Thursday, September 12, 2024

LAST TOUR: WHY I WANT TO DIE?


        I’ve been feeling trapped by my own insecurities. Instead of giving myself strength and hope, I let doubt take over and filled myself with pain. My thoughts are heavy. I’ve tried to be a good child, haven’t I? But still, I feel stuck, like a passenger in a jeepney going nowhere. With strict parents waiting for me at home, I know I’m in trouble.

        I remember stepping into a jeepney with a heavy heart. I felt like I couldn’t do anything right. I didn’t believe in myself.

        It was raining hard, and my heart felt cold. After keeping it beating for eighteen years, it was losing its warmth. My heart wanted to stop. I wasn’t losing faith, but I knew I was in a difficult place. I felt empty, like I had nothing left. So, I prayed, wishing I could be with my father.

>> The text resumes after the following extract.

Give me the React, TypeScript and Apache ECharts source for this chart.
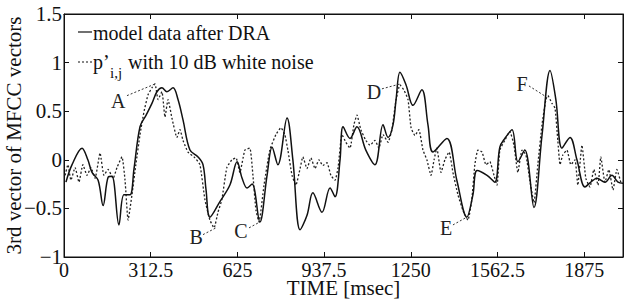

        But whenever I talk to him, it feels like he wants me to give up. I know I’m not a perfect child. I can’t lead, and I don’t think I can be the person God wants me to be. But I told myself not to let my enemy take over my heart. Even though I fail and feel weak, I believe that God has no limits.

           I cried when I remembered that God loves me. At first, it didn’t seem to matter, but I’ve heard Him say "I love you, my child" many times. Whether I’m late for class and get scolded, when people try to bring me down, when I trip on the stairs and others laugh, or when I fail a test—I hear Him whisper, “Just pray.” I can feel His spirit comforting me, holding me until my worries go away.

        God’s kindness helped me realize that my own thoughts make me weak. But He gave me peace and pushed me to move forward. I want to be ready, so when I meet my Savior, I can tell Him I endured the pain and used my strength to serve Him.

        By taking the first step and choosing to do the right thing—not just in this jeepney, but also in the journey ahead—I will trust Him. The road may be painful, but I believe it can be healed, because I see God at the finish line, waiting for me.